RECORDED DATA:
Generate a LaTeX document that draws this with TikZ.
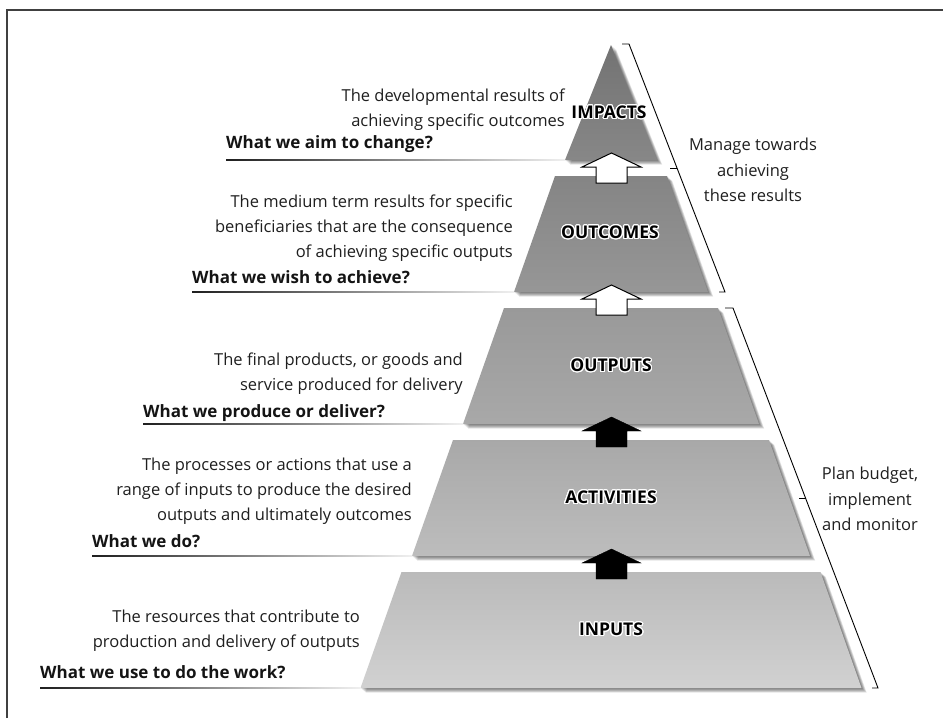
\documentclass[tikz,border=0pt]{standalone}
\usepackage{fontspec}
\setmainfont{Open Sans}
\usepackage[copies]{contour}
\contourlength{1.2pt}
\contournumber{24}
\tikzset{
  desc/.style={anchor=north east, align=right, inner sep=0pt, font=\fontsize{16.5}{25}\selectfont, text=black!88},
  ask/.style={anchor=base west, inner sep=0pt, font=\fontsize{17}{20}\selectfont\bfseries, text=black!92},
  lvl/.style={font=\fontsize{17.5}{20}\selectfont\bfseries, inner sep=0pt, text=black},
  side/.style={align=center, inner sep=0pt, font=\fontsize{16.5}{25.5}\selectfont, text=black!88},
  brk/.style={line width=0.9pt, black},
  warrow/.style={fill=white, draw=black, line width=1pt},
  barrow/.style={fill=black},
  frame/.style={line width=2pt, black!75},
}
\newcommand\pyr[7]{%
  \foreach \k in {1,...,6}{\fill[black,opacity=0.1,xshift=\k*0.85pt,yshift=-\k*0.75pt] (611-#4,#2) -- (611+#4,#2) -- (611+#5,#3) -- (611-#5,#3) -- cycle;}
  \shade[top color=#6, bottom color=#7] (611-#4,#2) coordinate (#1-tl) -- (611+#4,#2) coordinate (#1-tr) -- (611+#5,#3) coordinate (#1-br) -- (611-#5,#3) coordinate (#1-bl) -- cycle;
}
\newcommand\uparr[3]{%
  \draw[#3] (611.5,#2-15) coordinate (#1) -- (641,#2-1) -- (627,#2-1) -- (627,#2+15) -- (596,#2+15) -- (596,#2-1) -- (582,#2-1) -- cycle;
}
\newcommand\uline[3]{%
  \shade[left color=black!88, middle color=black!60, right color=black!6] (#1,#3-0.75) rectangle (#2,#3+0.75);
}
\begin{document}
\begin{tikzpicture}[x=1pt,y=-1pt]
\useasboundingbox (0,0) rectangle (943,718);
\fill[white] (0,0) rectangle (943,718);
\draw[frame] (7,718) coordinate (fb) -- (7,10) coordinate (fc) -- (943,10) coordinate (fr);

% pyramid levels
\pyr{imp}{45}{160}{0}{46}{black!55}{black!47}
\pyr{outc}{176}{292}{56}{97}{black!48}{black!41}
\pyr{outp}{308}{424}{107}{148}{black!40}{black!34}
\pyr{act}{440}{556}{158}{199}{black!34}{black!26}
\pyr{inp}{572}{688}{209.5}{250.5}{black!27}{black!18}

% arrows between levels
\uparr{a1}{168}{warrow}
\uparr{a2}{300}{warrow}
\uparr{a3}{432}{barrow}
\uparr{a4}{564}{barrow}

% level labels
\node[lvl] (impacts) at (609,113) {\contour{white}{IMPACTS}};
\node[lvl] (outcomes) at (610,233) {\contour{white}{OUTCOMES}};
\node[lvl] (outputs) at (611,366) {\contour{white}{OUTPUTS}};
\node[lvl] (activities) at (611,498) {\contour{white}{ACTIVITIES}};
\node[lvl] (inputs) at (611,630) {\contour{white}{INPUTS}};

% descriptions
\node[desc] (d1) at (565,89) {The developmental results of\\achieving specific outcomes};
\node[desc] (d2) at (513,195) {The medium term results for specific\\beneficiaries that are the consequence\\of achieving specific outputs};
\node[desc] (d3) at (463,353) {The final products, or goods and\\service produced for delivery};
\node[desc] (d4) at (412,458) {The processes or actions that use a\\range of inputs to produce the desired\\outputs and ultimately outcomes};
\node[desc] (d5) at (360,610) {The resources that contribute to\\production and delivery of outputs};

% questions
\node[ask] (q1) at (226,148) {What we aim to change?};
\node[ask] (q2) at (192,283) {What we wish to achieve?};
\node[ask] (q3) at (143,417) {What we produce or deliver?};
\node[ask] (q4) at (92,547) {What we do?};
\node[ask] (q5) at (40,678) {What we use to do the work?};

% underlines
\uline{226}{565}{160}
\uline{192}{514}{292}
\uline{143}{463}{424}
\uline{92}{412}{556}
\uline{40}{360.5}{688}

% brackets
\draw[brk] (622,44) coordinate (b1a) -- (629,44) coordinate (b1b) -- (725,292) coordinate (b1c) -- (719,292) coordinate (b1d);
\draw[brk] (677,168) coordinate (b1m) -- (670,168);
\draw[brk] (725,308) coordinate (b2a) -- (733,308) coordinate (b2b) -- (878,688) coordinate (b2c) -- (872,688) coordinate (b2d);
\draw[brk] (805.5,498) coordinate (b2m) -- (798.5,498);

\node[side] (manage) at (753,170) {Manage towards\\achieving\\these results};
\node[side] (plan) at (870,499) {Plan budget,\\implement\\and monitor};
\end{tikzpicture}
\end{document}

YOUR INSTRUCTIONS:
Only the number is needed: state how many lines in the listing contain "that".

THE RESULT:
4